● **What this task involves**
Extract exactly the lines from the top of the records through the line containing "plt.rcParams['font.family'] = ['Noto", and keep pictures out of the copy.

--------------------

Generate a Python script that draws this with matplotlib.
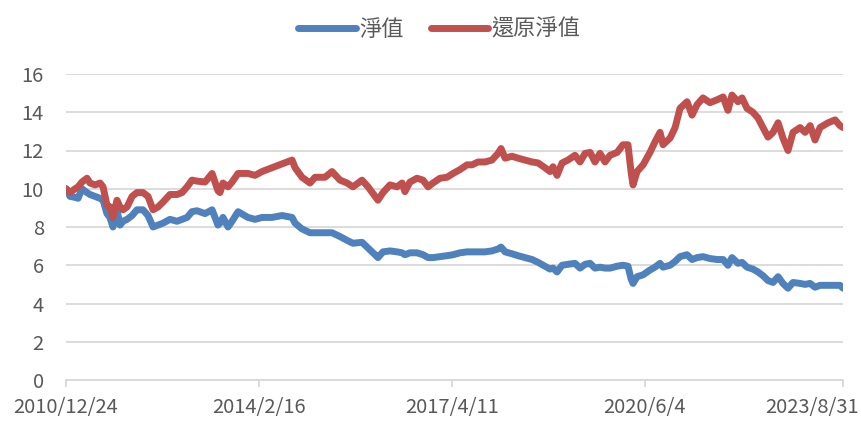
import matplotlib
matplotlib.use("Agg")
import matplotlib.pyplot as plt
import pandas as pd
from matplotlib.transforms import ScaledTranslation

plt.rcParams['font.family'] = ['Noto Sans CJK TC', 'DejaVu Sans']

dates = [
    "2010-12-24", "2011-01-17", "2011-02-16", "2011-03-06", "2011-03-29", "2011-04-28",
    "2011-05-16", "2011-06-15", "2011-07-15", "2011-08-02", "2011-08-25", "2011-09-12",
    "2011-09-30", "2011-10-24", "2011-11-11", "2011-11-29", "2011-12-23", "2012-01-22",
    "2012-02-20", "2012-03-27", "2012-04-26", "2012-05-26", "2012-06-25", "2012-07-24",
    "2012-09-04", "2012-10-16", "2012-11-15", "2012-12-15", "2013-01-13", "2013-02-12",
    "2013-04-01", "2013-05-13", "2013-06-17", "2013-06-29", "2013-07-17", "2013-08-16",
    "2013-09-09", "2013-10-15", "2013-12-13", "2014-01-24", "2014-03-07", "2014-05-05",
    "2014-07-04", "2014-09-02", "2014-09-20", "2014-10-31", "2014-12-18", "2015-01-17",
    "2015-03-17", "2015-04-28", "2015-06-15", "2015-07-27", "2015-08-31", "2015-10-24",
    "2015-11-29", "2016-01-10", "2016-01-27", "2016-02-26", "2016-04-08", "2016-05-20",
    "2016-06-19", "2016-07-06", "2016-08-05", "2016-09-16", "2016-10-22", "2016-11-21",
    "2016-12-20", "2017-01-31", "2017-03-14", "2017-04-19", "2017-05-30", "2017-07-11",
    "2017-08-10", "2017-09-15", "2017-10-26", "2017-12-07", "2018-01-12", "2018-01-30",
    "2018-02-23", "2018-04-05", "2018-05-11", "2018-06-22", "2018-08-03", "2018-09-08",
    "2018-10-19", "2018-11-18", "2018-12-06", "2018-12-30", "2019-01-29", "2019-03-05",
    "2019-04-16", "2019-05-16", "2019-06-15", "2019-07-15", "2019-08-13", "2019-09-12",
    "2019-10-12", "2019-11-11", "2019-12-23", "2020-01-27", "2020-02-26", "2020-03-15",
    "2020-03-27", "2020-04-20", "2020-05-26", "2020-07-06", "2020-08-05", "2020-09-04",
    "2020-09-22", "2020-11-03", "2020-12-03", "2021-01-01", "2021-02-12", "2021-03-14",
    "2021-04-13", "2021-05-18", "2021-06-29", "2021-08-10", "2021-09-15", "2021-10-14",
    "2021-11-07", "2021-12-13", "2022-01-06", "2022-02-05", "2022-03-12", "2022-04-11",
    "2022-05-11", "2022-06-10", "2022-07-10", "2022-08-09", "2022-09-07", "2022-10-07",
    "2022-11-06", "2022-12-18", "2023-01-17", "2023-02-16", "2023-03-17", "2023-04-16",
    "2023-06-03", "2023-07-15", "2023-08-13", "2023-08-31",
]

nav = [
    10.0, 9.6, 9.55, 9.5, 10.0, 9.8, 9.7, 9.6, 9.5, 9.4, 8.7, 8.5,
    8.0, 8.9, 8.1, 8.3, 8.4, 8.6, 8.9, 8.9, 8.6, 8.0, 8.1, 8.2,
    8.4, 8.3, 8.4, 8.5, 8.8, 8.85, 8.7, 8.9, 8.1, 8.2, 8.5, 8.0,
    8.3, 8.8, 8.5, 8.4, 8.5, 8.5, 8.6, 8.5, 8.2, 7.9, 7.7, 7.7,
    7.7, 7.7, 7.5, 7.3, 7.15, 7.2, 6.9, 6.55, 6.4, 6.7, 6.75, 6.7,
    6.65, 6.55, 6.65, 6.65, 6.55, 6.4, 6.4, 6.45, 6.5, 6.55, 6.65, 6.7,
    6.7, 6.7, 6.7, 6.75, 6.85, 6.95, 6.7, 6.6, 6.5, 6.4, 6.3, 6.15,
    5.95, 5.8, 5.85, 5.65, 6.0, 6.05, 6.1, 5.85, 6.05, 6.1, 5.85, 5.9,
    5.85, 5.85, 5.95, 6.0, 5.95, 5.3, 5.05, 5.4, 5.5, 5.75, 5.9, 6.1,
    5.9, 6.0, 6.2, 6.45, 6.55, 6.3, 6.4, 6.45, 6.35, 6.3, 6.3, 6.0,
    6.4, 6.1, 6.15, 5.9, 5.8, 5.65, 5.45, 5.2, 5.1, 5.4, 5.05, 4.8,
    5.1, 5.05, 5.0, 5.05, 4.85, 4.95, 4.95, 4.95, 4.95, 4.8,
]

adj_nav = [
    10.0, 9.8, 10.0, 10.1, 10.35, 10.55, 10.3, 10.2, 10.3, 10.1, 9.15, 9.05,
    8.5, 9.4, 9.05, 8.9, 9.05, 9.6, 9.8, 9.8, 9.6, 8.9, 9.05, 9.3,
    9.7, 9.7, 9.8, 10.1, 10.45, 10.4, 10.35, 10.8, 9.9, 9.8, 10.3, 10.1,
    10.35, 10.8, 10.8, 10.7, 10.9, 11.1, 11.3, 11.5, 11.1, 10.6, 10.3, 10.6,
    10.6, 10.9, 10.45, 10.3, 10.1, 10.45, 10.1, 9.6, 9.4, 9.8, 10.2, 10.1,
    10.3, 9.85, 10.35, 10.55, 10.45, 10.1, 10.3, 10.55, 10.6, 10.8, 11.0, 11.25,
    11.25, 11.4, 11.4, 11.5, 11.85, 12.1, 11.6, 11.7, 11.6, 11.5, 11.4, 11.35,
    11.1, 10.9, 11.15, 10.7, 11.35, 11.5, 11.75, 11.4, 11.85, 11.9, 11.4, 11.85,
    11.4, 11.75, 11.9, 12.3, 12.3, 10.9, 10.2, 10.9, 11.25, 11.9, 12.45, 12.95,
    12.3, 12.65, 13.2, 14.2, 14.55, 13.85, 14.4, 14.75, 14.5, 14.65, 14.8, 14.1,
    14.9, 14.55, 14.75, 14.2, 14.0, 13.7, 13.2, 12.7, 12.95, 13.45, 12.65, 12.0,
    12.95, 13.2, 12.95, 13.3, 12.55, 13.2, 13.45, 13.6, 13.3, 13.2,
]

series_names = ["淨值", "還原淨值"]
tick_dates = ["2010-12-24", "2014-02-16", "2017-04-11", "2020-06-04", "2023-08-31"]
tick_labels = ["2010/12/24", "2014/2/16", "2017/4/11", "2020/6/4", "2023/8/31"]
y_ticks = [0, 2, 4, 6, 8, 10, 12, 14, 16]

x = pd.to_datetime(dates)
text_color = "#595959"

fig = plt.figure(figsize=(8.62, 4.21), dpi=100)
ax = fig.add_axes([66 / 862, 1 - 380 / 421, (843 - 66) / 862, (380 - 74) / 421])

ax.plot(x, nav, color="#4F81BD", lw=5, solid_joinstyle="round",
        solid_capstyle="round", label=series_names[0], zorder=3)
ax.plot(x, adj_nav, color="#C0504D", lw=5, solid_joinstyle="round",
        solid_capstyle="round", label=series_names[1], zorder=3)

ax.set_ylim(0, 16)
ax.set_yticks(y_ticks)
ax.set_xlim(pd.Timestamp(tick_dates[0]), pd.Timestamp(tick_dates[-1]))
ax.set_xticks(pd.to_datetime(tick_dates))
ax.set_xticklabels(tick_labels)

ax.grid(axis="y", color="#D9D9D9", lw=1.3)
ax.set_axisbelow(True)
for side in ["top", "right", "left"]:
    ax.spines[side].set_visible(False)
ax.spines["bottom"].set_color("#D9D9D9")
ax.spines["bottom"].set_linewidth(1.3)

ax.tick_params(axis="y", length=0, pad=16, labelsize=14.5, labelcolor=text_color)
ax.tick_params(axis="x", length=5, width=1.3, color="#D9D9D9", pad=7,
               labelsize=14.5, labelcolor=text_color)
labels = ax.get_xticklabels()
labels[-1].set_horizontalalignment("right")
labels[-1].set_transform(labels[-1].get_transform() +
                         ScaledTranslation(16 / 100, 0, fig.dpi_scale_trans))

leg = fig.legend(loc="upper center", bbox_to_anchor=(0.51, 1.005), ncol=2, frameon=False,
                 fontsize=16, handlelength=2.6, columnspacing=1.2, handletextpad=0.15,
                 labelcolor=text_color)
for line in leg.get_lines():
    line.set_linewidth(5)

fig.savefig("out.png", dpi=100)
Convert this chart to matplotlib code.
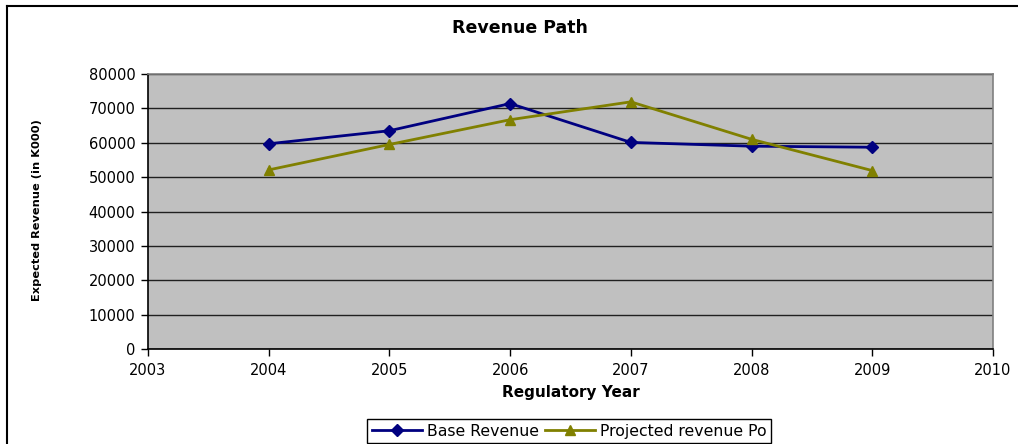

--------------------

● **Correct answer**
Generate a Python script that draws this with matplotlib.
import matplotlib
matplotlib.use("Agg")
import matplotlib.pyplot as plt
import pandas as pd
from matplotlib.transforms import ScaledTranslation

plt.rcParams['font.family'] = ['Noto Sans CJK TC', 'DejaVu Sans']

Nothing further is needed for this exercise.